Dashing Duchess Interview

This post originally appeared on the Dashing Duchesses. For more information about resurrection men, fencing stolen goods, and various other unsavory things, check out my Pinterest board.

dashingThank you so much to Darcy for inviting me to come back to the Duchesses! It’s always fun to be here.

When writing my debut novel A Dangerous Invitation, I did a lot of research into the rookeries that existed in 1830’s London. A rookery, derived from the word “rook” which means to steal, is a poorer area where crime and vice flourished. Because of the architectural layout of London, these pockets often occurred right in between the middle class and upper class areas of the ton. Stories of aristocrats and travelers wandering onto the wrong street and being accosted by footpads are not that far off from fact. If you didn’t know how to conduct yourself accordingly, you definitely didn’t want to end up in a rookery, for fear you’d lose more than just your purse. These areas were hotbeds of illegal activity, hosting anywhere from housebreakers (ken crackers), pickpockets (files), and ark ruffians (men who would murder and then toss the bodies of their victims into the Thames).

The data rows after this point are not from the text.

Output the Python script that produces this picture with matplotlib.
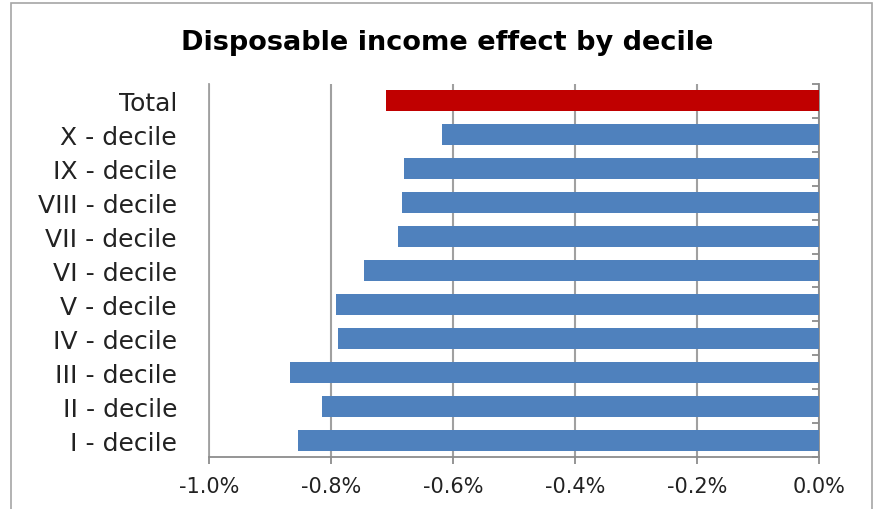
import matplotlib
matplotlib.use("Agg")
import matplotlib.pyplot as plt
from matplotlib.patches import Rectangle
from matplotlib.ticker import FuncFormatter

# Data (percent change in disposable income), top to bottom
categories = ["Total", "X - decile", "IX - decile", "VIII - decile", "VII - decile",
              "VI - decile", "V - decile", "IV - decile", "III - decile",
              "II - decile", "I - decile"]
values = [-0.710, -0.618, -0.680, -0.684, -0.690, -0.746,
          -0.792, -0.789, -0.867, -0.815, -0.854]
x_ticks = [-1.0, -0.8, -0.6, -0.4, -0.2, 0.0]

plt.rcParams['font.family'] = ['DejaVu Sans']

fig = plt.figure(figsize=(8.74, 5.10), dpi=100)
ax = fig.add_axes([0.2391, 0.102, 0.698, 0.7314])

# chart frame
fig.patches.append(Rectangle((11 / 874, -0.01), 861 / 874, 1 - 4 / 510 + 0.01,
                             transform=fig.transFigure, fill=False,
                             edgecolor="#a6a6a6", linewidth=1.2))

colors = ["#c00000"] + ["#4f81bd"] * (len(categories) - 1)
pos = list(range(len(categories)))
ax.barh(pos, values, height=0.62, color=colors, zorder=3)

ax.set_xlim(-1.0, 0.0)
ax.set_ylim(len(categories) - 0.5, -0.5)
ax.set_xticks(x_ticks)
ax.xaxis.set_major_formatter(FuncFormatter(lambda v, p: f"{v:.1f}%"))
ax.grid(axis="x", color="#a0a0a0", linewidth=1.5, zorder=0)

ax.set_yticks(pos)
ax.set_yticklabels(categories, va="center_baseline")
ax.set_yticks([p - 0.5 for p in pos] + [len(pos) - 0.5], minor=True)
ax.tick_params(axis="y", which="major", left=False, right=False, length=0,
               pad=23, labelsize=18, labelcolor="#222222")
ax.tick_params(axis="y", which="minor", left=False, right=True, direction="in",
               length=5, width=1.3, color="#8c8c8c")
ax.tick_params(axis="x", which="major", direction="out", length=5, width=1.3,
               color="#8c8c8c", labelsize=15, labelcolor="#222222", pad=9)

for side in ["left", "right", "bottom"]:
    ax.spines[side].set_color("#8c8c8c")
    ax.spines[side].set_linewidth(1.3)
ax.spines["top"].set_visible(False)
ax.spines["left"].set_color("#a0a0a0")

fig.text(0.512, 0.916, "Disposable income effect by decile", ha="center",
         va="center", fontsize=19.5, fontweight="bold", color="#000000")

fig.savefig("out.png", dpi=100)
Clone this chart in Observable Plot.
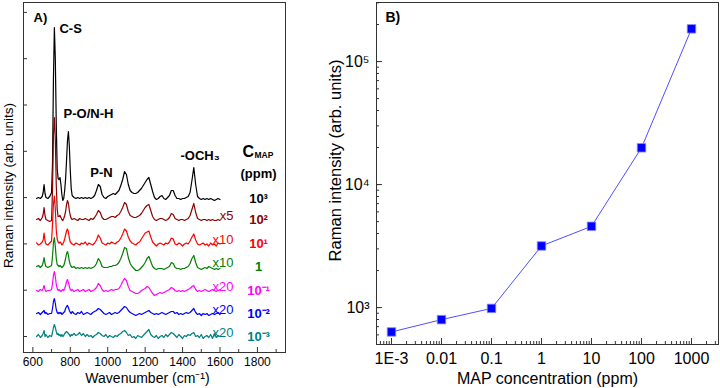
<!DOCTYPE html>
<html><head><meta charset="utf-8">
<script src="https://cdn.jsdelivr.net/npm/d3@7"></script>
<script src="https://cdn.jsdelivr.net/npm/@observablehq/plot@0.6"></script>
<style>body{margin:0;background:#fff}#fig{display:flex;width:720px;height:388px;overflow:hidden}</style>
</head><body><div id="fig"></div>
<script>
// ---------- Panel A data ----------
const wavenumbers = [620,630,640,650,655,660,665,670,680,690,
700,705,710,715,720,725,730,735,740,745,
750,755,760,765,770,775,780,785,790,795,
800,805,810,820,830,840,850,860,870,880,
890,900,910,920,930,940,950,960,970,980,
990,1000,1010,1020,1030,1040,1050,1060,1070,1080,
1090,1100,1110,1120,1130,1140,1150,1160,1170,1180,
1190,1200,1210,1220,1230,1240,1250,1260,1270,1280,
1290,1300,1310,1320,1330,1340,1350,1360,1370,1380,
1390,1400,1410,1420,1430,1440,1450,1460,1470,1480,
1490,1500,1510,1520,1530,1540,1550,1560,1570,1580,
1590,1600];

const spec1000 = [0,1,0,2,6,14,5,1,0,2,
 6,35,120,171,140,75,30,20,19,21,
 14,4,-2,0,8,20,38,58,67,52,
 28,10,3,1,0,1,0,1,0,1,
 0,1,0,1,3,8,14,12,4,1,
 0,2,3,4,5,4,6,8,13,19,
 27,24,14,8,6,5,5,6,8,10,
 13,16,19,21,14,7,1,-1,0,2,
 3,0,-1,1,3,8,8,3,0,0,
 -1,0,0,1,2,6,18,31,14,2,
 0,-1,0,-1,0,-1,0,-1,-2,-1,
 0,-1];
const spec100 = [0,1,-1,2,5,12,4,0,-1,-2,
 -1,30,85,102,80,35,10,3,3,4,
 2,0,-1,1,4,8,15,19,16,9,
 4,1,0,1,0,-1,1,0,0,1,
 0,-1,1,0,2,5,9,7,2,0,
 0,1,2,3,3,2,4,5,8,12,
 17,15,8,4,3,2,2,3,4,6,
 9,12,14,15,9,3,0,-1,0,1,
 1,0,-1,0,2,6,5,1,0,-1,
 0,0,-1,0,1,4,10,16,7,1,
 0,-1,0,0,-1,0,-1,0,-1,-1,
 0,-1];
const spec10 = [1,-1,0,2,4,11,3,0,-1,1,
 3,20,40,48,35,14,5,2,1,2,
 1,-1,0,2,5,9,13,15,12,6,
 2,1,0,-1,1,0,-1,1,0,2,
 -1,1,0,-1,1,4,9,6,1,0,
 -1,1,0,2,1,0,2,3,6,10,
 15,13,7,3,1,0,-1,1,2,5,
 8,11,12,13,7,2,0,-2,0,1,
 0,-1,1,0,2,6,5,0,-1,1,
 0,-2,0,1,0,3,7,10,4,0,
 -1,0,1,-1,0,-2,1,-1,0,-2,
 1,0];
const spec1 = [0,1,-1,1,4,9,3,0,-1,0,
 1,10,24,29,20,8,2,1,0,1,
 0,-1,0,1,4,8,13,15,11,5,
 2,0,-1,0,-2,-1,-2,-1,-2,-1,
 -2,-1,-2,-1,0,3,8,5,0,-1,
 -1,-1,0,0,1,1,2,4,8,13,
 19,18,9,3,0,-2,-4,-4,-3,-1,
 1,4,8,10,5,0,-2,-3,-2,-2,
 -2,-3,-2,-1,0,4,3,-1,-2,-2,
 -3,-2,-2,-1,0,3,8,11,4,-1,
 -2,-3,-2,-1,-2,0,-1,-2,-3,-2,
 -3,-2];
const spec01 = [0,-1,1,0,2,5,1,-1,0,0,
 1,7,15,19,14,6,2,0,1,0,
 -1,0,1,0,2,5,9,11,8,4,
 1,0,1,-1,0,1,-1,0,1,-1,
 0,1,-1,0,1,3,7,5,1,-1,
 0,-1,0,1,0,1,1,2,5,9,
 12,10,4,0,-1,-2,-3,-3,-2,0,
 1,2,4,3,0,-3,-5,-4,-3,-2,
 -3,-2,-1,0,1,3,2,0,-1,0,
 -1,0,-1,0,1,2,4,5,1,-1,
 0,-1,0,1,0,-1,0,1,0,-1,
 0,1];
const spec001 = [0,1,-1,1,2,3,0,1,-1,0,
 0,5,12,15,10,4,1,0,1,0,
 1,-1,0,1,2,5,7,8,6,3,
 1,0,2,0,-1,1,0,2,-1,0,
 1,0,-1,1,2,3,5,4,2,0,
 -1,0,1,-1,0,1,0,1,3,5,
 7,6,3,1,0,-1,-2,-1,0,-1,
 0,1,2,3,1,0,-1,0,-1,0,
 1,0,-1,0,1,2,2,0,1,-1,
 0,-1,0,1,0,1,3,5,1,-1,
 0,-2,0,-1,0,-2,-1,0,-1,0,
 1,-1];
const spec0001 = [0,2,-1,1,3,6,0,2,-1,1,
 0,4,9,12,9,5,2,3,1,2,
 0,2,0,1,3,4,5,4,3,2,
 0,2,1,3,1,2,4,1,3,0,
 2,0,1,-1,1,2,4,3,1,0,
 2,-1,1,0,-1,1,0,2,3,5,
 6,4,1,2,-1,0,-2,1,0,-1,
 1,3,5,7,2,0,-1,1,-2,0,
 1,-1,2,0,2,4,3,1,-1,2,
 0,-2,1,0,2,1,3,4,0,1,
 -1,2,-2,0,1,-1,2,-2,3,-1,
 1,0];

const seriesA = [spec1000, spec100, spec10, spec1, spec01, spec001, spec0001];
const offsets = [138, 117, 92.5, 70, 46, 23, 0];
const colorsA = ["#000000", "#8b0000", "#ff0000", "#008000", "#ff00ff", "#0000ff", "#008080"];
const concLabels = ["10³", "10²", "10¹", "1", "10⁻¹", "10⁻²", "10⁻³"];
const factorLabels = ["", "x5", "x10", "x10", "x20", "x20", "x20"];
const xMajorA = [600, 800, 1000, 1200, 1400, 1600, 1800];
const xMinorA = [700, 900, 1100, 1300, 1500, 1700, 1900];

// ---------- Panel B data ----------
const concentrations = [0.001, 0.01, 0.1, 1, 10, 100, 1000];
const intensities = [634, 798, 985, 3170, 4580, 19900, 184500];
const xTickValuesB = [0.001, 0.01, 0.1, 1, 10, 100, 1000];
const xTickLabelsB = ["1E-3", "0.01", "0.1", "1", "10", "100", "1000"];
const yTickValuesB = [1e3, 1e4, 1e5];
const yTickLabelsB = ["10³", "10⁴", "10⁵"];

const font = "'Liberation Sans', Arial, Helvetica, sans-serif";
const axisCol = "#333";

// ---------- Panel A ----------
const rowsA = seriesA.map((s, i) => s.map((v, j) => ({wn: wavenumbers[j], v: v + offsets[i]})));
const yTicksA = d3.range(0, 330, 46.3);

const plotA = Plot.plot({
  width: 300, height: 388,
  marginLeft: 23, marginRight: 15, marginTop: 2, marginBottom: 36,
  x: {domain: [550, 1950]},
  y: {domain: [-16, 334], axis: null},
  style: {fontFamily: font, background: "white", color: "black"},
  marks: [
    ...rowsA.map((r, i) => Plot.line(r, {x: "wn", y: "v", stroke: colorsA[i], strokeWidth: 1.2})),
    Plot.frame({stroke: axisCol}),
    Plot.tickX(xMinorA, {x: d => d, insetTop: 347, stroke: axisCol}),
    Plot.tickX(xMajorA, {x: d => d, insetTop: 345, stroke: axisCol}),
    Plot.tickY(yTicksA, {y: d => d, insetRight: 258, stroke: axisCol}),
    Plot.axisX(xMajorA, {tickSize: 0, tickPadding: 5, fontSize: 12, label: null, tickFormat: d3.format("d")}),
    Plot.text(["Wavenumber (cm⁻¹)"], {text: d => d, frameAnchor: "bottom", textAnchor: "middle", lineAnchor: "middle", dy: 26, dx: -7, fontSize: 14}),
    Plot.text(["Raman intensity (arb. units)"], {text: d => d, frameAnchor: "left", textAnchor: "middle", lineAnchor: "middle", rotate: -90, dx: -15, dy: 8, fontSize: 13.5}),
    Plot.text(["A)"], {text: d => d, frameAnchor: "top-left", lineAnchor: "middle", dx: 10, dy: 15, textAnchor: "start", fontWeight: "bold", fontSize: 13}),
    Plot.text(["C-S"], {text: d => d, x: () => 742, y: () => 308, textAnchor: "start", fontWeight: "bold", fontSize: 13}),
    Plot.text(["P-O/N-H"], {text: d => d, x: () => 764, y: () => 223, textAnchor: "start", fontWeight: "bold", fontSize: 13}),
    Plot.text(["P-N"], {text: d => d, x: () => 967, y: () => 164, textAnchor: "middle", fontWeight: "bold", fontSize: 13}),
    Plot.text(["-OCH₃"], {text: d => d, x: () => 1389, y: () => 181, textAnchor: "start", fontWeight: "bold", fontSize: 13}),
    Plot.text(["C"], {text: d => d, x: () => 1720, y: () => 185, textAnchor: "start", fontWeight: "bold", fontSize: 16}),
    Plot.text(["MAP"], {text: d => d, x: () => 1784, y: () => 181, textAnchor: "start", fontWeight: "bold", fontSize: 8.5}),
    Plot.text(["(ppm)"], {text: d => d, x: () => 1806, y: () => 163, textAnchor: "middle", fontWeight: "bold", fontSize: 13}),
    ...concLabels.map((t, i) => Plot.text([t], {text: d => d, x: () => 1806, y: () => offsets[i], textAnchor: "middle", fontWeight: "bold", fontSize: 13, fill: colorsA[i]})),
    ...factorLabels.map((t, i) => t ? Plot.text([t], {text: d => d, x: () => 1672, y: () => offsets[i], dy: -4, textAnchor: "end", fontSize: 13, fill: colorsA[i]}) : null).filter(Boolean)
  ]
});

// ---------- Panel B ----------
const rowsB = concentrations.map((c, i) => ({c, v: intensities[i]}));
const xDomB = [10 ** -3.3, 10 ** 3.54];
const yDomB = [10 ** 2.70, 10 ** 5.48];
const xMinorB = d3.scaleLog().domain(xDomB).ticks();
const yMinorB = d3.scaleLog().domain(yDomB).ticks();

const plotB = Plot.plot({
  width: 420, height: 388,
  marginLeft: 76, marginRight: 2, marginTop: 2, marginBottom: 44,
  x: {type: "log", domain: xDomB},
  y: {type: "log", domain: yDomB},
  style: {fontFamily: font, background: "white", color: "black"},
  marks: [
    Plot.frame({stroke: axisCol}),
    Plot.tickX(xMinorB, {x: d => d, insetTop: 339, stroke: axisCol}),
    Plot.tickX(xTickValuesB, {x: d => d, insetTop: 336, stroke: axisCol}),
    Plot.tickY(yMinorB, {y: d => d, insetRight: 339, stroke: axisCol}),
    Plot.tickY(yTickValuesB, {y: d => d, insetRight: 336, stroke: axisCol}),
    Plot.axisX(xTickValuesB, {tickSize: 0, tickPadding: 8, fontSize: 16, label: null, tickFormat: d => xTickLabelsB[xTickValuesB.indexOf(d)]}),
    Plot.axisY(yTickValuesB, {tickSize: 0, tickPadding: 7, fontSize: 16, label: null, tickFormat: d => yTickLabelsB[yTickValuesB.indexOf(d)]}),
    Plot.line(rowsB, {x: "c", y: "v", stroke: "#4f4fff", strokeWidth: 1}),
    Plot.dot(rowsB, {x: "c", y: "v", symbol: "square", r: 4.8, fill: "#0000ff", stroke: "#8c8cff", strokeWidth: 0.8}),
    Plot.text(["B)"], {text: d => d, frameAnchor: "top-left", lineAnchor: "middle", dx: 9, dy: 15, textAnchor: "start", fontWeight: "bold", fontSize: 14}),
    Plot.text(["MAP concentration (ppm)"], {text: d => d, frameAnchor: "bottom", textAnchor: "middle", lineAnchor: "middle", dy: 34, fontSize: 16}),
    Plot.text(["Raman intensity (arb. units)"], {text: d => d, frameAnchor: "left", textAnchor: "middle", lineAnchor: "middle", rotate: -90, dx: -41, dy: -13, fontSize: 16.5})
  ]
});

const fig = document.getElementById("fig");
fig.appendChild(plotA);
fig.appendChild(plotB);
</script>
</body></html>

Of course, some people lived in the rookeries simply because they couldn’t afford to live anywhere else. You’d have six people crowded into one room in a crumbling tenement house. But to the aristocracy, who lived in stately manors and didn’t often concern themselves with the poor, these people didn’t exist. They were to be forgotten about, condemned for their origins and the crime they eventually turned to. With little other options, the children were often raised to steal from birth.

While all of this sounds wretched, there were parts of living in the rookeries that could give one hope. The simple triumph of the human soul over adversity. The bonds formed between thieves—often, they became like family to each other, as I show later in my Rookery Rogues series with the Chapman Street gang I’ve invented (though Chapman Street is indeed a real street in Ratcliffe). My heroine Kate’s best friend has associations with Chapman Street, and because of those connections, Kate is able to get a few goods received in that she wouldn’t otherwise have had.

You see, the heroine of A Dangerous Invitation is a fence for stolen goods. When her father’s shipping company went bankrupt after his death, Kate Morgan was stripped of the upper middle class life she’d had. She had no money, no living connections, and no one wanted to associate with her because of the infamy surrounding her betrothed’s arrest for murder and subsequent escape from London, and her father’s business failure. With nowhere to turn, Kate finds herself in the Ratcliffe rookery, which was located near Wapping and the London Docks. Kate spent her youth cataloguing her father’s imported inventory, and so she uses that knowledge to set herself up as a fence. She takes in goods the thieves need to resell quickly and anonymously, and she then turns over those goods for her own profit.

It’s not a particularly lucrative existence when compared with her former, but it affords Kate a certain amount of independence. After two and a half years of living in Ratcliffe, she knows the back alleys to take to afford the newly formed Metropolitan Police (debuting in 1829). She’s learned to pick locks and how to shoot with shocking accuracy. She can go into the flash houses, dens where thieves congregate, and she sits in the public house with little censor because she’s already so far removed from her middle class origins.

When Kate’s past betrothed, Daniel O’Reilly, returns to regain her heart and prove his innocence in the murder he was accused of three years prior, she thinks she must choose between her new independent life and the old one she had.

But as she learns, love isn’t about choosing—it’s about an acceptance of your identity, whether you’re a fence for stolen goods or an alcoholic struggling to remain sober.